Request >> Retype only what runs from the beginning of the data through the line with "200, 225, 250]"; please omit the pictures and keep every line exact.

Collected data >>

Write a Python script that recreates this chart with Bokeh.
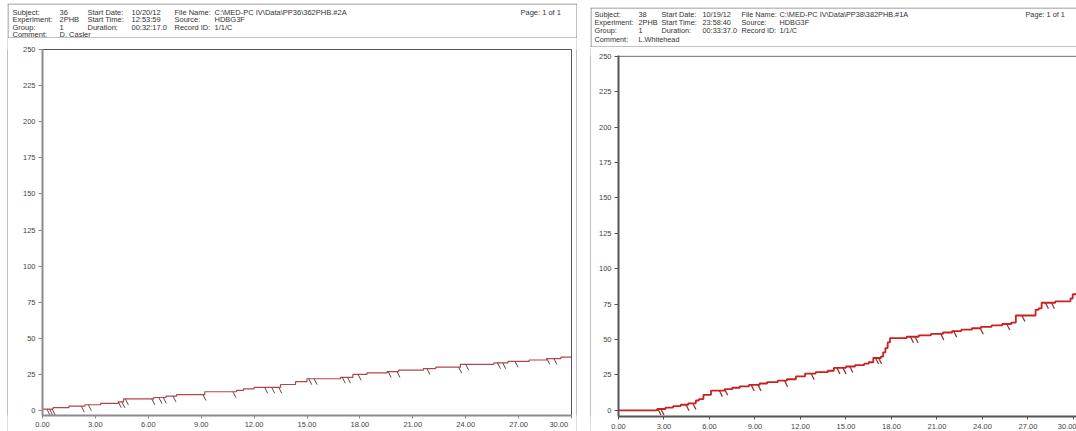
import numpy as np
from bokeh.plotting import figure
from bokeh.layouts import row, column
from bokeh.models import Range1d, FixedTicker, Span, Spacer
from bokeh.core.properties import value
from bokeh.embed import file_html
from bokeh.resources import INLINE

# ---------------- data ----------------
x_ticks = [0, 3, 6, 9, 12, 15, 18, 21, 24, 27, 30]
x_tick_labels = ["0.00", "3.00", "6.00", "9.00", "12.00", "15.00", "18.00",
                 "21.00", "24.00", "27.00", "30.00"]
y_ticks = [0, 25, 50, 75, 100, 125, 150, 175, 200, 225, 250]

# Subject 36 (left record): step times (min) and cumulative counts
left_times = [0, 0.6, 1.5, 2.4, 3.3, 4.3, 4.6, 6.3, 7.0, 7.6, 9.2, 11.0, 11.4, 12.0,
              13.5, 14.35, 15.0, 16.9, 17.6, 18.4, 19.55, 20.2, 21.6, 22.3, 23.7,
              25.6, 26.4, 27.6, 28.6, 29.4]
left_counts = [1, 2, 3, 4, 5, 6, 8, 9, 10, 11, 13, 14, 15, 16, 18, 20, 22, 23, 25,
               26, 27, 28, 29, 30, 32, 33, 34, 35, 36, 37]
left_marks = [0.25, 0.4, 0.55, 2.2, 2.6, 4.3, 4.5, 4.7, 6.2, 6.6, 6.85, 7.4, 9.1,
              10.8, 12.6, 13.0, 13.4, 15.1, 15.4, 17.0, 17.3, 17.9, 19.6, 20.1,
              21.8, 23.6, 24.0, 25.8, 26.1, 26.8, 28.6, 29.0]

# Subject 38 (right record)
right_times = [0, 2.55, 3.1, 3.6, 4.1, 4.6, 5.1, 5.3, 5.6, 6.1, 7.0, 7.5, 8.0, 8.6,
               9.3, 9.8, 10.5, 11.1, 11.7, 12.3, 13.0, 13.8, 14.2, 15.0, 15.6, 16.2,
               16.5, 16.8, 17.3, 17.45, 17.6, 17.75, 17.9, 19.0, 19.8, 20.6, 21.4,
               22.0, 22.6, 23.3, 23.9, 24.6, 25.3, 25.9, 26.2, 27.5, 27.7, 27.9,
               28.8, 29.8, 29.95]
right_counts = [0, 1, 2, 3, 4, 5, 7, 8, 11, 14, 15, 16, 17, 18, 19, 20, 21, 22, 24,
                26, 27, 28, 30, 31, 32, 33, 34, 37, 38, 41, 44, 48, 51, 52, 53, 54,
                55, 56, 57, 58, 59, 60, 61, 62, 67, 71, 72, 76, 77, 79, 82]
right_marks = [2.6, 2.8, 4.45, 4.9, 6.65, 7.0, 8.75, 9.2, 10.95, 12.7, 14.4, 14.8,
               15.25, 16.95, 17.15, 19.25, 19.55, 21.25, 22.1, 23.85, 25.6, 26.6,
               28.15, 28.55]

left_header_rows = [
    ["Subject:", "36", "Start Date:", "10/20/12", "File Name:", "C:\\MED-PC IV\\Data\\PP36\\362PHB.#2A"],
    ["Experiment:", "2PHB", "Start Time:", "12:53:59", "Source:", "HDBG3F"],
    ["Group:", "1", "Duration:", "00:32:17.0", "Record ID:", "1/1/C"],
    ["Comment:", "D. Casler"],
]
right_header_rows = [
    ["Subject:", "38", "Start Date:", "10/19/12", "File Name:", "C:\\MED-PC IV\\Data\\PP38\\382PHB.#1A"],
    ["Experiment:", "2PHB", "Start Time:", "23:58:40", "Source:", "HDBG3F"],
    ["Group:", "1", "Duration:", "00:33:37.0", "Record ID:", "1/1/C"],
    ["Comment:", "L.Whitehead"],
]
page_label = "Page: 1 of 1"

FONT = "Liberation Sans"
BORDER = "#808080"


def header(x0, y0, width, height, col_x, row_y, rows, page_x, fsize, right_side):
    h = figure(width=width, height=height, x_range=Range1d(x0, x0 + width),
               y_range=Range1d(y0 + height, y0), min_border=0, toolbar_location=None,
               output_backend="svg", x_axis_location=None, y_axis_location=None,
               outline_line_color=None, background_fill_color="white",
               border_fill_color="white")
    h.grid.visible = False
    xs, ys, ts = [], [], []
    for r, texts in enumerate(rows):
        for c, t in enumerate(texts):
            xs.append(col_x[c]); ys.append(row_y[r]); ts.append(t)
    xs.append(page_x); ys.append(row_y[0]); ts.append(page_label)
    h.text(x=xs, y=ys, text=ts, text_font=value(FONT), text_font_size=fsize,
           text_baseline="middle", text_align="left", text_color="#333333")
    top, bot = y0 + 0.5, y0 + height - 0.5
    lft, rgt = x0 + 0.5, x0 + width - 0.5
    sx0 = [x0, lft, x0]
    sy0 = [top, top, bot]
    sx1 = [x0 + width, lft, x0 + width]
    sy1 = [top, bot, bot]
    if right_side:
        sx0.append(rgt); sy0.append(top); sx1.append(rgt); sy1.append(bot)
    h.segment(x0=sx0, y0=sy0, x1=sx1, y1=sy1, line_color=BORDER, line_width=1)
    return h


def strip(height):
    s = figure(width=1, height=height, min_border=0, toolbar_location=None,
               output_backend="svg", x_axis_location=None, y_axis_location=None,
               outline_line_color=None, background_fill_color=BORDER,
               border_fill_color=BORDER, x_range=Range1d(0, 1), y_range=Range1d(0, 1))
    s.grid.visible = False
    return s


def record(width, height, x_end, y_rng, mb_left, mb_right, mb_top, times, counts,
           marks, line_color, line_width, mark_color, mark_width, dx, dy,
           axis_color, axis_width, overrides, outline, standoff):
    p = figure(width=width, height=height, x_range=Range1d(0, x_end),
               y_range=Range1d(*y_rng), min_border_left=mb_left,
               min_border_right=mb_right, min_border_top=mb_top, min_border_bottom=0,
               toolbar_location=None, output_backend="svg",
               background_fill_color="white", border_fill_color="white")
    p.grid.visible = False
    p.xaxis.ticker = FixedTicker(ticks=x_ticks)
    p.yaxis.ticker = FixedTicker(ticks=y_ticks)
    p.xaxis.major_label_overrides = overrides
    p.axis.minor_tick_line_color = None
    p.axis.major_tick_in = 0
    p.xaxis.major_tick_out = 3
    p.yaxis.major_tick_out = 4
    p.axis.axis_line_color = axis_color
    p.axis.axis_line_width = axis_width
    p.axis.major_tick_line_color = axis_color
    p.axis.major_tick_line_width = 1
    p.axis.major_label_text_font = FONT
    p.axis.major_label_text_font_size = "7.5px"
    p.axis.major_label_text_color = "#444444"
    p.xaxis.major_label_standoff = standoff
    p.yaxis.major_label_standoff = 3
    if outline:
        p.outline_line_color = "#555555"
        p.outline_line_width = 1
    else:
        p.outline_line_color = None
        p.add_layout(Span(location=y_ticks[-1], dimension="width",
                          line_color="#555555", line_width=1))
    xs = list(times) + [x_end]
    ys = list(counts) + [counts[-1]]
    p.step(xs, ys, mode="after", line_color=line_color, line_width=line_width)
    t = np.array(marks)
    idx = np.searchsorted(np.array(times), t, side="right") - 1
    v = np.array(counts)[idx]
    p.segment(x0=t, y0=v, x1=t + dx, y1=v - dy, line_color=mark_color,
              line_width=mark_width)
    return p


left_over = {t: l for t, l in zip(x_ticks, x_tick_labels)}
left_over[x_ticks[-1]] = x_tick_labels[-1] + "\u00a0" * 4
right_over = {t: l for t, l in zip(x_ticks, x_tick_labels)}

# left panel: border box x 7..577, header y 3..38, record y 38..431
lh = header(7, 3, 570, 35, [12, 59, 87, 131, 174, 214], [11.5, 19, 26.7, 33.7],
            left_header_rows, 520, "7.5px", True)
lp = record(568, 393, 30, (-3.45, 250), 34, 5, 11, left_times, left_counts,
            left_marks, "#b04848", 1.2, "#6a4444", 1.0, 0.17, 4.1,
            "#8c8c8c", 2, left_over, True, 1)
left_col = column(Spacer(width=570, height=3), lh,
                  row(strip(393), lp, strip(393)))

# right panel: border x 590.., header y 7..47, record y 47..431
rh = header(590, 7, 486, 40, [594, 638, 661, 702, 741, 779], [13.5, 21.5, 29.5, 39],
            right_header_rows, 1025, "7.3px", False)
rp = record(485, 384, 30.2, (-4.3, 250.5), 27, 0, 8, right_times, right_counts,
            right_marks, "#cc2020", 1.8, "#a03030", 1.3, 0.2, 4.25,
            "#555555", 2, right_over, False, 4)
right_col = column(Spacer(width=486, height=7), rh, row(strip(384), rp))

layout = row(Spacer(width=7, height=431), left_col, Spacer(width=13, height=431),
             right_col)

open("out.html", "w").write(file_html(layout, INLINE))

Correct answer >>
Write a Python script that recreates this chart with Bokeh.
import numpy as np
from bokeh.plotting import figure
from bokeh.layouts import row, column
from bokeh.models import Range1d, FixedTicker, Span, Spacer
from bokeh.core.properties import value
from bokeh.embed import file_html
from bokeh.resources import INLINE

# ---------------- data ----------------
x_ticks = [0, 3, 6, 9, 12, 15, 18, 21, 24, 27, 30]
x_tick_labels = ["0.00", "3.00", "6.00", "9.00", "12.00", "15.00", "18.00",
                 "21.00", "24.00", "27.00", "30.00"]
y_ticks = [0, 25, 50, 75, 100, 125, 150, 175, 200, 225, 250]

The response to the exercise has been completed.